The Split Rock Trail is a 3-mile loop trail that provides a miniature perspective of this desert's fauna and Joshua is so huge, it is sometimes hard to grasp. Joshua Tree's Rock formations, particularly those in the Hidden Valley are a rock climbers mecca. We imagine that there must be times when the rocks are dotted with athletes testing their skills on many climbs rated Class 5.5 and beyond. We stayed in the Class 3 and below category...boulder hopping, some climbing and mostly hiking from ledge to ledge. 

You feel like testing your off road driving skills? Try the Geology Tour Road. It is an 18-mile motor tour guiding you through some of the most fascinating landscapes in the park. There is soft sand and steep grades, recommended for 4-wheel drive vehicles, but if you have a vehicle with cojones and enjoy the drive by going slower, you should have no problem. We never needed to be in 4-wheel drive mode. 

Joshua Tree National Park not only preserves an undisturbed population of Joshua Trees, but is home to some of the darkest skies in the United States and one of the best places in California to see the Milky Way.

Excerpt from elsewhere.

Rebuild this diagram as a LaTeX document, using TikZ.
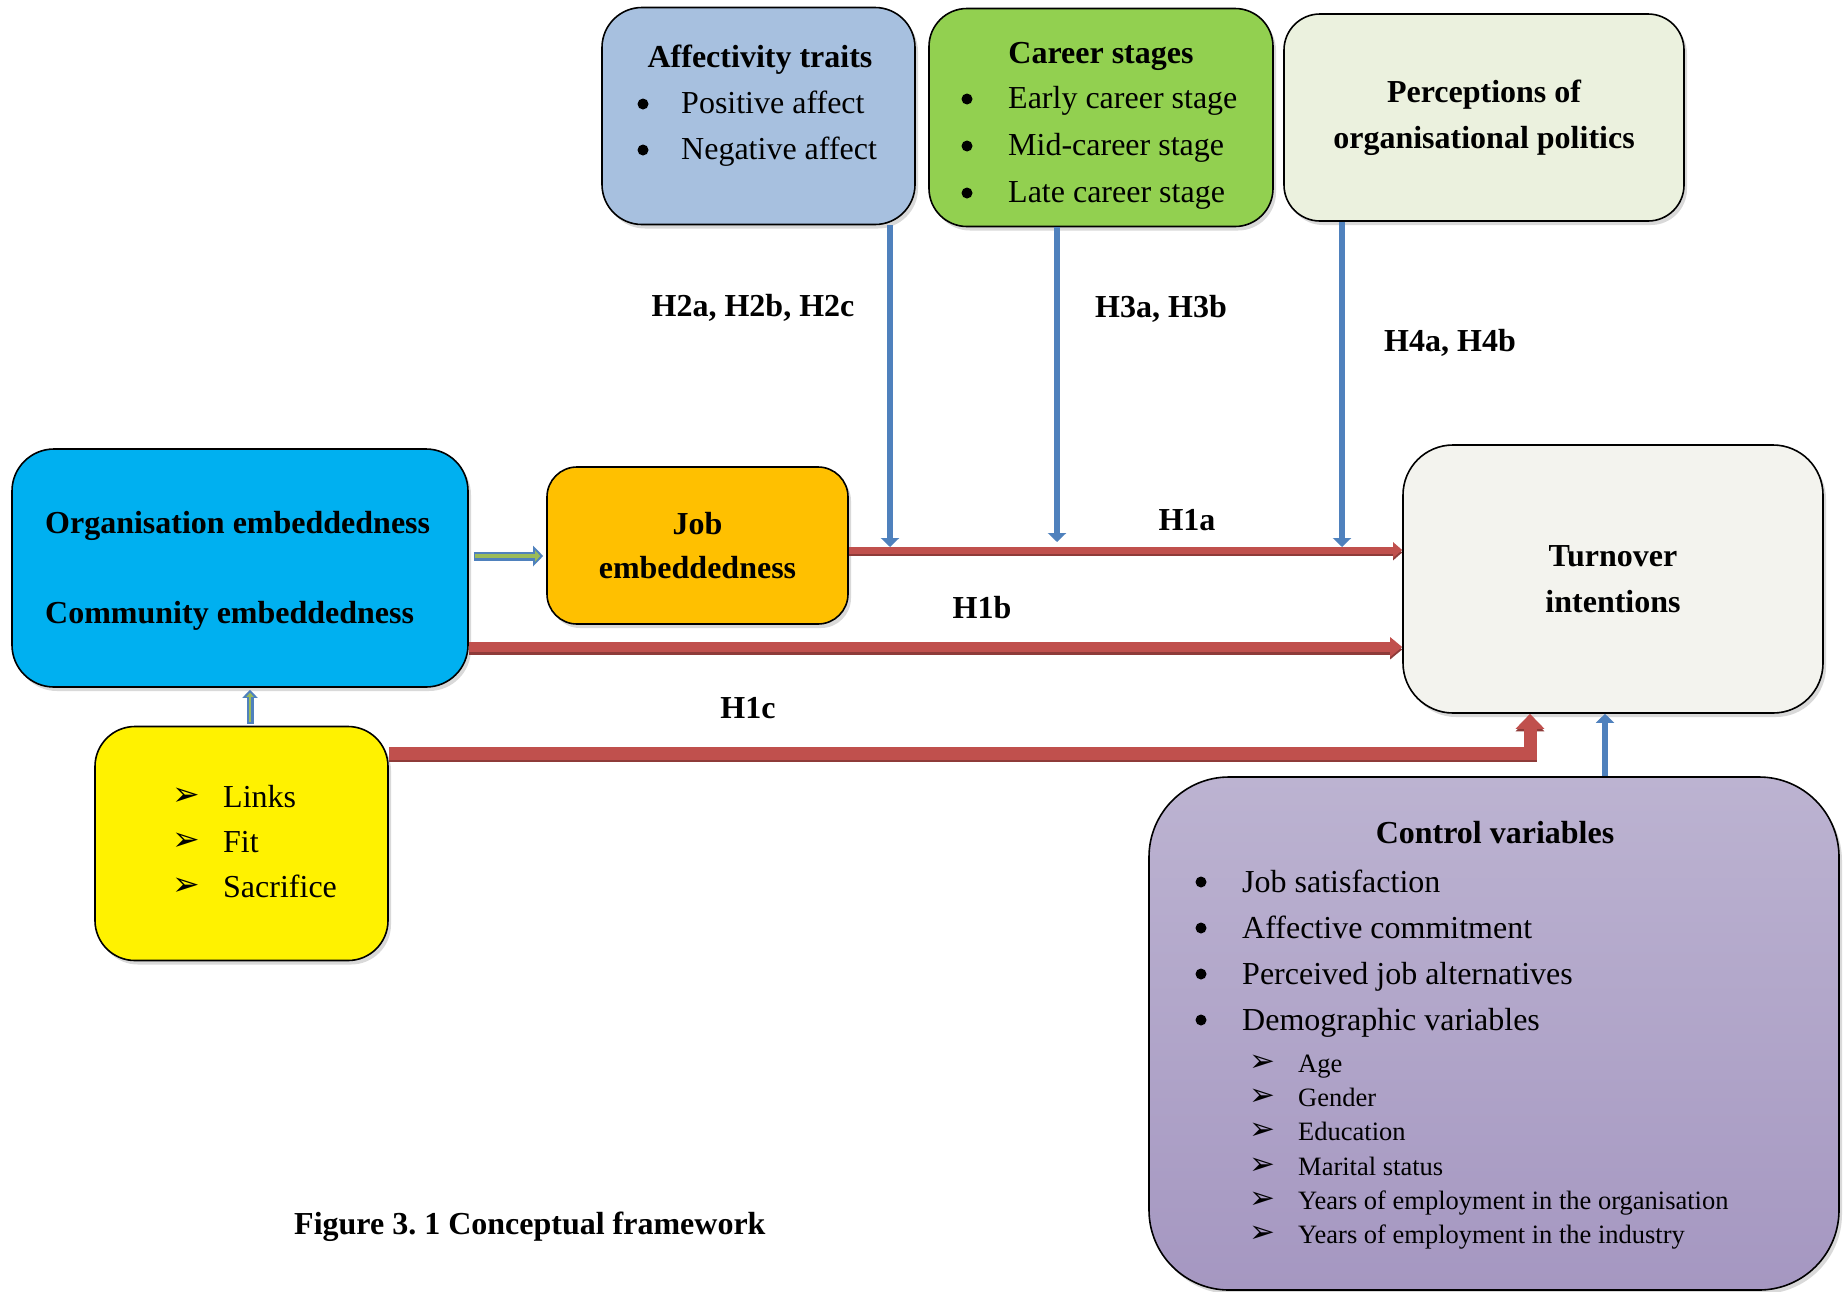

Each evening, before the moon rose in the horizon, Imke went out to stargaze and each time came back to our rig quite amazed with the clarity and dazzling star show...ah, the beauty of the heavens. The night sky is a glittering dome peppered with stars, planets and passing meteors. And darn those commercial jets to interrupt you. So how do you describe an endless blanket of stars that seem to be within your grasp? Or share the vision of being a grain of sand illuminated by millions of candles?